Claude Monet. Water Lilies. 1914-26
Ann Temkin: When Abstract Expressionism became a popular mode of painting in the early 1950s all of a sudden the Water Lilies, which had been of little interest, became of great interest. It was as if a precursor to Abstract Expressionism had been lying there unnoticed.
Alfred Barr, the Head of Collections at MoMA bought one Water Lilies panel in 1955, the first to enter the collection. It became one of the most popular acquisitions the Museum had made in the twenty-five years of its history.
Narrator: The Museum acquired another panel in 1956. Two years later there was a fire in the Museum. Fortunately, there was a rapid response from the New York City Fire Department.
Ann Temkin: Virtually all of the collection and the works that were on loan there were saved from any damage. However, there were exceptions. And two of those exceptions were both of the Water Lily canvases.
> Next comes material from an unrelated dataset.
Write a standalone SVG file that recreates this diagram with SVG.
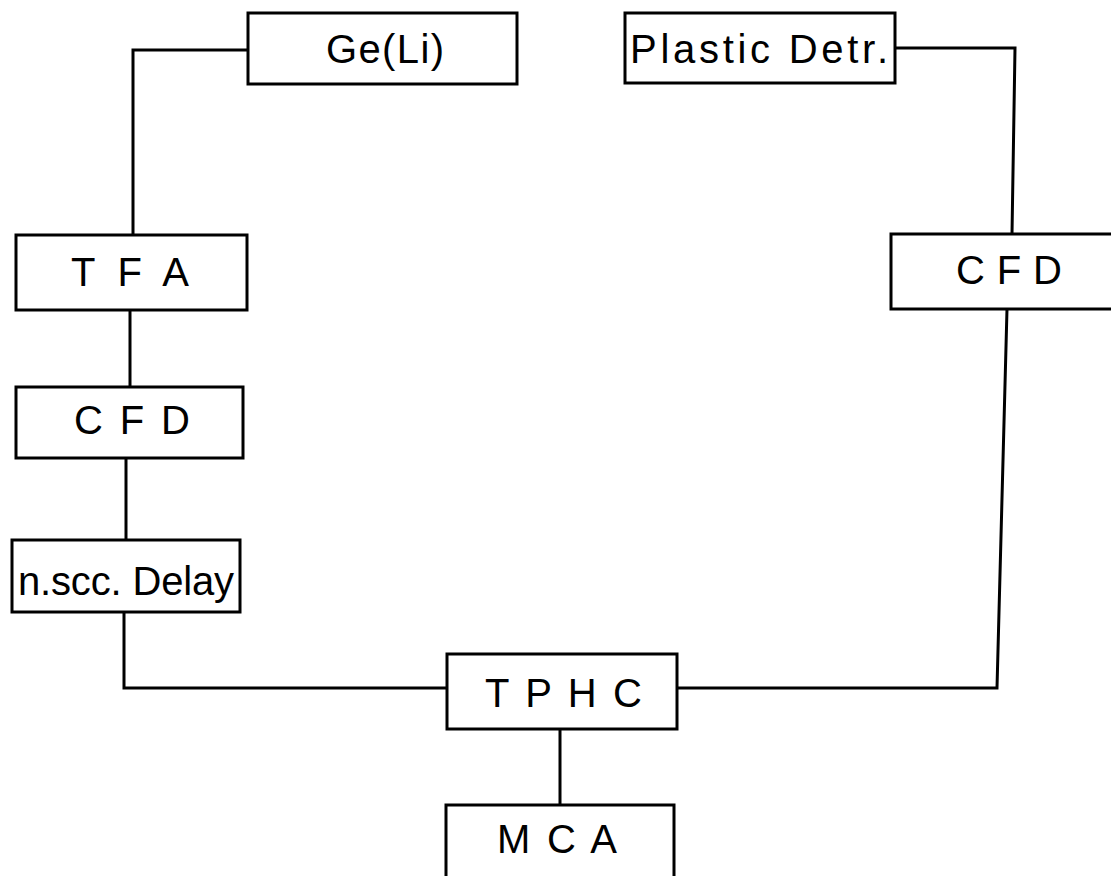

There was an outpouring of sympathy from all over the world. We have fantastic letters in our files from artists, from collectors, from ordinary citizens saying, "Oh, we are so sorry about the loss of those water lily paintings." What the Museum decided to do was to go back as quickly as possible to Paris and try to buy more. And indeed in 1959 the triptych that you see here was acquired with great fanfare and much relief on everyone's part.